### Written task
Quote the listing below in full and exactly as written, but omit every picture.

═══ Records supplied

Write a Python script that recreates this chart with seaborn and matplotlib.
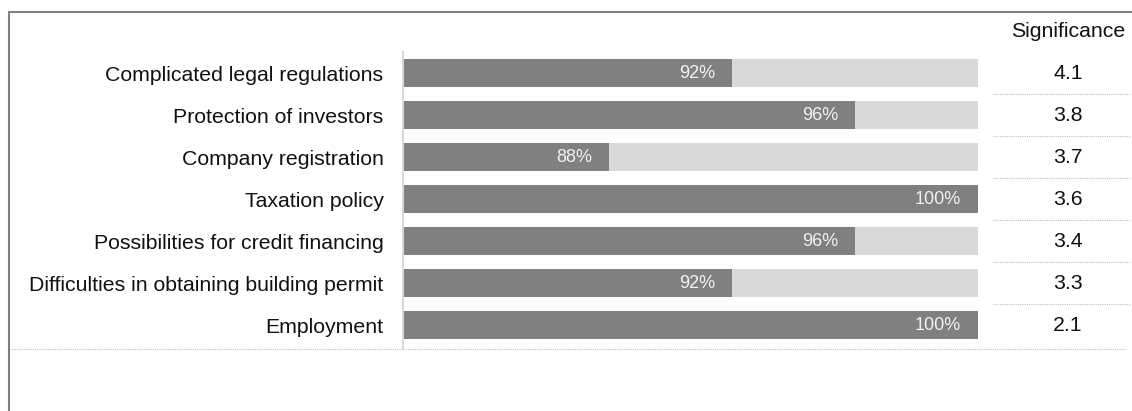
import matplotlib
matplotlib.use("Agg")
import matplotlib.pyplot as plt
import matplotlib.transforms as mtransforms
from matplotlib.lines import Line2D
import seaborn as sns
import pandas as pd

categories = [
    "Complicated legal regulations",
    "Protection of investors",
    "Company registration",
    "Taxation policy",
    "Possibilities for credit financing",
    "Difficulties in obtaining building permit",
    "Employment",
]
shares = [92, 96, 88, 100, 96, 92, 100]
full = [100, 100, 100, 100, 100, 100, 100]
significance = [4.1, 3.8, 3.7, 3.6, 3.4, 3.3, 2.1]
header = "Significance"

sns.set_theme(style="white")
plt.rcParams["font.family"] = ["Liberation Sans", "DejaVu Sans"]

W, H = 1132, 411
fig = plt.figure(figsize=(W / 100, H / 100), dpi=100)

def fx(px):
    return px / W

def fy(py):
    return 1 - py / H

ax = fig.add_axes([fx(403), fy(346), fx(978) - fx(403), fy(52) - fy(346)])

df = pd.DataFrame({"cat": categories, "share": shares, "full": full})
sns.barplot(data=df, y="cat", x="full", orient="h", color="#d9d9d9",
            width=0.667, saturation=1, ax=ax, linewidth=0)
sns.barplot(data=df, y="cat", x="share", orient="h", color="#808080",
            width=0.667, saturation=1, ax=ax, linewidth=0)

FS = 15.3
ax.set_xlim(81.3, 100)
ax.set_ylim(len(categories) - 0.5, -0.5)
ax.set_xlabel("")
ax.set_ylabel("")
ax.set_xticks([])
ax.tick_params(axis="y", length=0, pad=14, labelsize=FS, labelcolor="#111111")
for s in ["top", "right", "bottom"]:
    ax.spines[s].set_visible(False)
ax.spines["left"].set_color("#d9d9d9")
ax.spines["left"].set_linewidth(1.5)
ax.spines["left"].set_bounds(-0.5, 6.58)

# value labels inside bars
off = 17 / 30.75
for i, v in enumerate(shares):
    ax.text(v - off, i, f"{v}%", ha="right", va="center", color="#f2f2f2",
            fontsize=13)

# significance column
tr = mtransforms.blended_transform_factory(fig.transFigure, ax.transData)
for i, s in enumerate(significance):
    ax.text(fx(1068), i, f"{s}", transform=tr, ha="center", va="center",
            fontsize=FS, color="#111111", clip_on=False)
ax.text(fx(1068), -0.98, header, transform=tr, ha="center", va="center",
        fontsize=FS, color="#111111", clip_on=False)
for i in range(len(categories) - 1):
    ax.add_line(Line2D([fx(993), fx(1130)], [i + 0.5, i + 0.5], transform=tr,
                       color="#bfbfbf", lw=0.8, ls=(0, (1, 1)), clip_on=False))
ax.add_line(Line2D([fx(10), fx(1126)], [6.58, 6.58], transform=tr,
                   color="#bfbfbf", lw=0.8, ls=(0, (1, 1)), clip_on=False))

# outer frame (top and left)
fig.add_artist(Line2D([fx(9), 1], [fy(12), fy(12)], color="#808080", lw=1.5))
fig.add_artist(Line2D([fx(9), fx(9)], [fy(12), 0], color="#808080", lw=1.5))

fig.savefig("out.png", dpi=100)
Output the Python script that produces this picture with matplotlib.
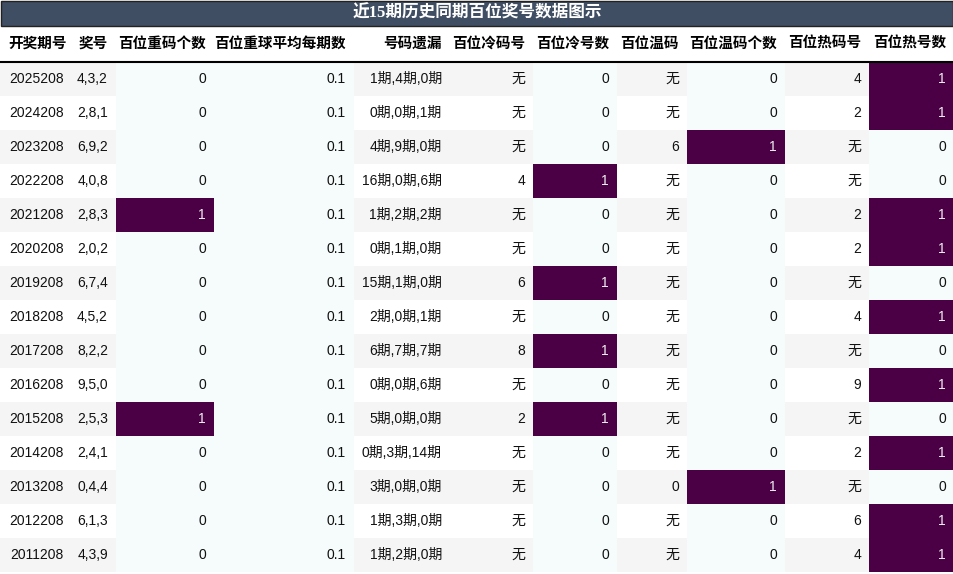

══════

### Written reply
Write a Python script that recreates this chart with seaborn and matplotlib.
import matplotlib
matplotlib.use("Agg")
import matplotlib.pyplot as plt
import matplotlib.transforms as mtransforms
from matplotlib.lines import Line2D
import seaborn as sns
import pandas as pd

categories = [
    "Complicated legal regulations",
    "Protection of investors",
    "Company registration",
    "Taxation policy",
    "Possibilities for credit financing",
    "Difficulties in obtaining building permit",
    "Employment",
]
shares = [92, 96, 88, 100, 96, 92, 100]
full = [100, 100, 100, 100, 100, 100, 100]
significance = [4.1, 3.8, 3.7, 3.6, 3.4, 3.3, 2.1]
header = "Significance"

sns.set_theme(style="white")
plt.rcParams["font.family"] = ["Liberation Sans", "DejaVu Sans"]

W, H = 1132, 411
fig = plt.figure(figsize=(W / 100, H / 100), dpi=100)

def fx(px):
    return px / W

def fy(py):
    return 1 - py / H

ax = fig.add_axes([fx(403), fy(346), fx(978) - fx(403), fy(52) - fy(346)])

df = pd.DataFrame({"cat": categories, "share": shares, "full": full})
sns.barplot(data=df, y="cat", x="full", orient="h", color="#d9d9d9",
            width=0.667, saturation=1, ax=ax, linewidth=0)
sns.barplot(data=df, y="cat", x="share", orient="h", color="#808080",
            width=0.667, saturation=1, ax=ax, linewidth=0)

FS = 15.3
ax.set_xlim(81.3, 100)
ax.set_ylim(len(categories) - 0.5, -0.5)
ax.set_xlabel("")
ax.set_ylabel("")
ax.set_xticks([])
ax.tick_params(axis="y", length=0, pad=14, labelsize=FS, labelcolor="#111111")
for s in ["top", "right", "bottom"]:
    ax.spines[s].set_visible(False)
ax.spines["left"].set_color("#d9d9d9")
ax.spines["left"].set_linewidth(1.5)
ax.spines["left"].set_bounds(-0.5, 6.58)

# value labels inside bars
off = 17 / 30.75
for i, v in enumerate(shares):
    ax.text(v - off, i, f"{v}%", ha="right", va="center", color="#f2f2f2",
            fontsize=13)

# significance column
tr = mtransforms.blended_transform_factory(fig.transFigure, ax.transData)
for i, s in enumerate(significance):
    ax.text(fx(1068), i, f"{s}", transform=tr, ha="center", va="center",
            fontsize=FS, color="#111111", clip_on=False)
ax.text(fx(1068), -0.98, header, transform=tr, ha="center", va="center",
        fontsize=FS, color="#111111", clip_on=False)
for i in range(len(categories) - 1):
    ax.add_line(Line2D([fx(993), fx(1130)], [i + 0.5, i + 0.5], transform=tr,
                       color="#bfbfbf", lw=0.8, ls=(0, (1, 1)), clip_on=False))
ax.add_line(Line2D([fx(10), fx(1126)], [6.58, 6.58], transform=tr,
                   color="#bfbfbf", lw=0.8, ls=(0, (1, 1)), clip_on=False))

# outer frame (top and left)
fig.add_artist(Line2D([fx(9), 1], [fy(12), fy(12)], color="#808080", lw=1.5))
fig.add_artist(Line2D([fx(9), fx(9)], [fy(12), 0], color="#808080", lw=1.5))

fig.savefig("out.png", dpi=100)
Output the Python script that produces this picture with matplotlib.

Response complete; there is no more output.